In the final session, participants built on the above-mentioned findings to develop a set of practical recommendations and technical-level strategies intended to respond to the dilemmas related to operating in de-escalation zones, besieged and other hard to reach areas.


Technical-level recommendations

  • Humanitarian organizations should enhance consultation technical-level programming. Information on needs within besieged and other hard to reach areas are usually scarce, hence information-sharing between different actors helps bridge the information gap.
  • Invest in situational analysis and early proactive engagement with non-traditional parties that have influence over the humanitarian situation (the ‘real power brokers’) in hard to reach areas. Coalition-building between humanitarian organizations and collective advocacy is recommended to sensitize powerbrokers on assistance and protection concerns.
  • Invest in innovative tools and methods to monitor aid delivery and impact for hard to reach areas and remote control management
  • Siege warfare is by essence a tactic based on discrimination, and hence principled humanitarian programming within these zones is near impossible. Humanitarians should work with the logic of limiting compromise on principles, and finding pragmatic solutions to mitigate instrumentalization and diversion.
  • Continuously monitor and document diversion of aid, through documentation of prices and tax system in place by besieging parties.
  • Invest in civil-military cooperation for humanitarian assistance and engage with different military actors (i.e Russia, Turkey, Iran) to understand the siege dynamics, in order to appropriately set programming standards.
  • Mass-evacuations consistently amount to forced displacement. Humanitarians should accordingly plan their participation and anticipate inevitable protection concerns.
  • Create standardized operating procedures and minimum standards for evacuations at the beginning of the conflict. Humanitarians should find ways to maintain access to evacuees throughout the process.
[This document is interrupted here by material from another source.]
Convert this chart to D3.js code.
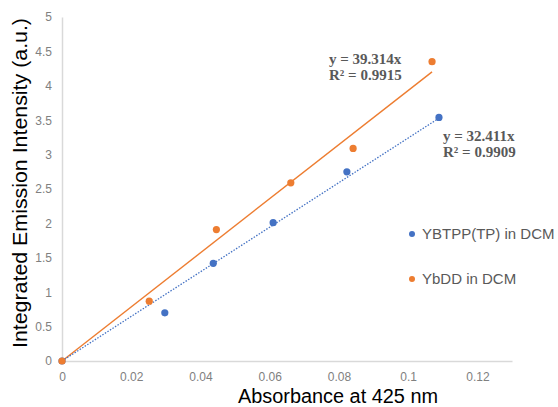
<!DOCTYPE html>
<html>
<head>
<meta charset="utf-8">
<script src="https://cdn.jsdelivr.net/npm/d3@7"></script>
<style>
  html, body { margin: 0; padding: 0; background: #fff; }
  svg { display: block; }
</style>
</head>
<body>
<svg id="chart" width="558" height="407"></svg>
<script>
// ---- data ----
const seriesNames = ["YBTPP(TP) in DCM", "YbDD in DCM"];
const blueX = [0, 0.0297, 0.0437, 0.0610, 0.0823, 0.1089];
const blueY = [0, 0.70, 1.42, 2.01, 2.75, 3.54];
const orangeX = [0, 0.0252, 0.0446, 0.0661, 0.0841, 0.1069];
const orangeY = [0, 0.87, 1.91, 2.59, 3.09, 4.35];
const blueSlope = 32.411;
const orangeSlope = 39.314;
const blueEq = ["y = 32.411x", "R² = 0.9909"];
const orangeEq = ["y = 39.314x", "R² = 0.9915"];
const xTicks = [0, 0.02, 0.04, 0.06, 0.08, 0.1, 0.12];
const yTicks = [0, 0.5, 1, 1.5, 2, 2.5, 3, 3.5, 4, 4.5, 5];
const xTitle = "Absorbance at 425 nm";
const yTitle = "Integrated Emission Intensity (a.u.)";

const BLUE = "#4472C4", ORANGE = "#ED7D31";

const svg = d3.select("#chart");
const x = d3.scaleLinear().domain([0, 0.13]).range([62, 512]);
const y = d3.scaleLinear().domain([0, 5]).range([361, 17]);

const fmt = d => String(+d.toFixed(2));

// axes
const xAxis = svg.append("g").attr("transform", `translate(0,${y(0)})`)
  .call(d3.axisBottom(x).tickValues(xTicks).tickFormat(fmt).tickSize(0).tickPadding(11));
const yAxis = svg.append("g").attr("transform", `translate(${x(0)},0)`)
  .call(d3.axisLeft(y).tickValues(yTicks).tickFormat(fmt).tickSize(0).tickPadding(10));
[xAxis, yAxis].forEach(g => {
  g.select(".domain").attr("stroke", "#d9d9d9").attr("stroke-width", 1.5);
  g.selectAll("text").attr("fill", "#808080").attr("font-family", "Liberation Sans, Arial, sans-serif").attr("font-size", 12);
});

// trendlines
const line = d3.line().x(d => x(d[0])).y(d => y(d[1]));
svg.append("path")
  .datum([[0, 0], [d3.max(orangeX), orangeSlope * d3.max(orangeX)]])
  .attr("d", line).attr("fill", "none").attr("stroke", ORANGE).attr("stroke-width", 1.4);
svg.append("path")
  .datum([[0, 0], [d3.max(blueX), blueSlope * d3.max(blueX)]])
  .attr("d", line).attr("fill", "none").attr("stroke", BLUE).attr("stroke-width", 1.3)
  .attr("stroke-dasharray", "1.5 1.5");

// points
svg.append("g").selectAll("circle").data(blueX.map((v, i) => [v, blueY[i]]))
  .join("circle").attr("cx", d => x(d[0])).attr("cy", d => y(d[1])).attr("r", 3.6).attr("fill", BLUE);
svg.append("g").selectAll("circle").data(orangeX.map((v, i) => [v, orangeY[i]]))
  .join("circle").attr("cx", d => x(d[0])).attr("cy", d => y(d[1])).attr("r", 3.6).attr("fill", ORANGE);

// equations
function eq(lines, px, py) {
  const t = svg.append("text").attr("font-family", "Liberation Serif, Times New Roman, serif")
    .attr("font-weight", "bold").attr("font-size", 15).attr("fill", "#595959");
  lines.forEach((s, i) => t.append("tspan").attr("x", px).attr("y", py + i * 16).text(s));
}
eq(orangeEq, 329, 64);
eq(blueEq, 443, 141);

// legend
const legend = svg.append("g");
[[BLUE, seriesNames[0], 234], [ORANGE, seriesNames[1], 279]].forEach(([c, name, ly]) => {
  legend.append("circle").attr("cx", 412).attr("cy", ly).attr("r", 3).attr("fill", c);
  legend.append("text").attr("x", 422).attr("y", ly + 5).text(name)
    .attr("font-family", "Liberation Sans, Arial, sans-serif").attr("font-size", 15).attr("fill", "#595959");
});

// titles
svg.append("text").attr("x", 238).attr("y", 403).text(xTitle)
  .attr("font-family", "Liberation Sans, Arial, sans-serif").attr("font-size", 20).attr("fill", "#000")
  .attr("textLength", 200).attr("lengthAdjust", "spacingAndGlyphs");
svg.append("text").attr("transform", "translate(27,183) rotate(-90)").attr("text-anchor", "middle")
  .text(yTitle)
  .attr("font-family", "Liberation Sans, Arial, sans-serif").attr("font-size", 20).attr("fill", "#000")
  .attr("textLength", 330).attr("lengthAdjust", "spacingAndGlyphs");
</script>
</body>
</html>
Negotiation-level recommendations

  • Define clear red line within humanitarian organizations and with stakeholders about the level of diversion of aid.
  • Working with local communities to assess humanitarian needs, and not solely with besieging parties, is recommended to mitigate diversion and instrumentalization of aid.¨
  • Mass evacuations are an integral part of siege warfare. In case of a decision to participate in a mass evacuation, humanitarian organizations should seize it as an opportunity to continue negotiation for access of staff throughout the evacuation process.
  • Advocate for the unconditional evacuation of people out of besieged and hard to reach areas for medical purposes, and sensitize belligerents on the lack of medical response capacities within the zones.


Diplomatic-level recommendations

  • Participating in diplomatic and political talks to reiterate IHL and humanitarian language so as to balance and mitigate the risks of dominating counter-terrorism rhetoric. Establishing a collective humanitarian position is beneficial.
  • As the de-escalation agreement was built around a narrative of ‘safe returns’, it is important for humanitarian organizations to continue advocating to maintain asylum space.
  • Engaging donors on pre-positioning strategies, to secure the necessary resources for full-fledged humanitarian programming ahead of a siege’s implementation.
  • Work on controlling the narrative on de-escalation by reporting on the situation on the ground and ‘calling things what they are.’

[1] The event brought together field practitioners from organizations including ICRC, MSF, OCHA, UNHCR, HI, and policy experts specializing on Syrian affairs from Carnegie Endowment and Sciences PO CERI.